Wage Parity Calculator

Analyze pay parity using wages, staffing, and hours. Estimate weighted gaps across multiple employee groups. Plan equitable adjustments with clear evidence for smarter decisions.

Calculator Input

Use as many groups as needed. Blank rows are ignored automatically.

Employee Group 1

Employee Group 2

Employee Group 3

Employee Group 4

Employee Group 5

Employee Group 6

Example Data Table

Group Current Wage Target Wage Headcount Annual Hours
Operations $18.50 $20.00 14 2080
Support $16.25 $18.00 12 2080
Sales $22.00 $23.50 10 2080
Logistics $17.10 $19.00 9 2080

Formula Used

Parity Ratio (%) = (Current Wage ÷ Target Wage) × 100

Hourly Gap = Target Wage − Current Wage

Current Payroll = Current Wage × Annual Hours × Headcount

Target Payroll = Target Wage × Annual Hours × Headcount

Adjustment Cost = Max(0, Hourly Gap) × Annual Hours × Headcount

Weighted Parity (%) = Total Current Payroll ÷ Total Target Payroll × 100

How to Use This Calculator

  1. Enter your preferred currency symbol.
  2. Set the minimum parity threshold percentage.
  3. Choose how many decimal places to display.
  4. Fill each employee group with current wage data.
  5. Enter the benchmark or target wage.
  6. Add headcount and annual paid hours.
  7. Click the calculate button.
  8. Review the results, table, and graph.
  9. Download the result table as CSV or PDF.
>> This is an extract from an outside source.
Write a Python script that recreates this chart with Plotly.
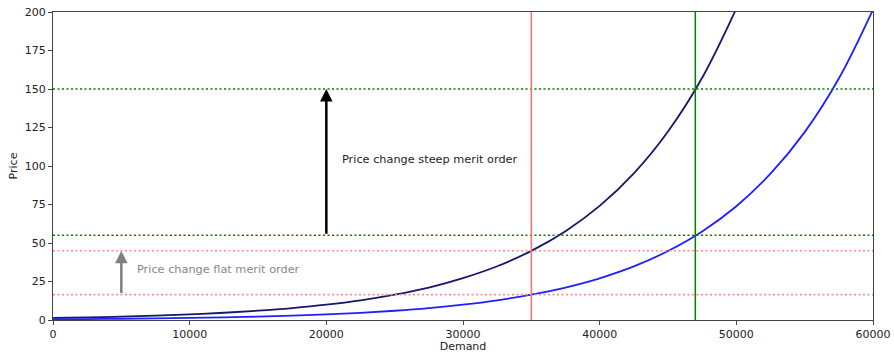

Frequently Asked Questions

1. What does wage parity mean?

Wage parity compares actual pay to a chosen standard. The standard may be a market rate, internal band midpoint, union rate, or fairness target for similar work.

2. Does this calculator support hourly pay only?

The inputs are structured around hourly wages. You can still compare annual salaries by converting them into an hourly equivalent before entering the numbers.

3. Why are annual hours included?

Annual hours convert wage gaps into payroll impact. This helps HR teams estimate how much budget is needed to bring a group up to the selected benchmark.

4. What is weighted parity?

Weighted parity compares total current payroll against total target payroll. It gives larger groups more influence, which often reflects budget reality better than a simple average.

5. What does adjustment cost show?

Adjustment cost estimates the money required to raise below-target groups to parity. Groups already above target do not add extra cost in this calculation.

6. Can I use internal pay bands?

Yes. Target wages can represent internal grade midpoints, location-adjusted ranges, negotiated rates, or external survey benchmarks. The calculator works with any clear reference value.

7. Why might average parity differ from weighted parity?

Average parity treats every group equally. Weighted parity reflects payroll size. A small high-paid group can lift the average while large lower-paid groups still create a weaker weighted result.

8. Should this calculator replace a full pay equity study?

No. This tool is a planning aid. A full pay equity review may also consider tenure, geography, job family, performance, incentives, and legal compliance requirements.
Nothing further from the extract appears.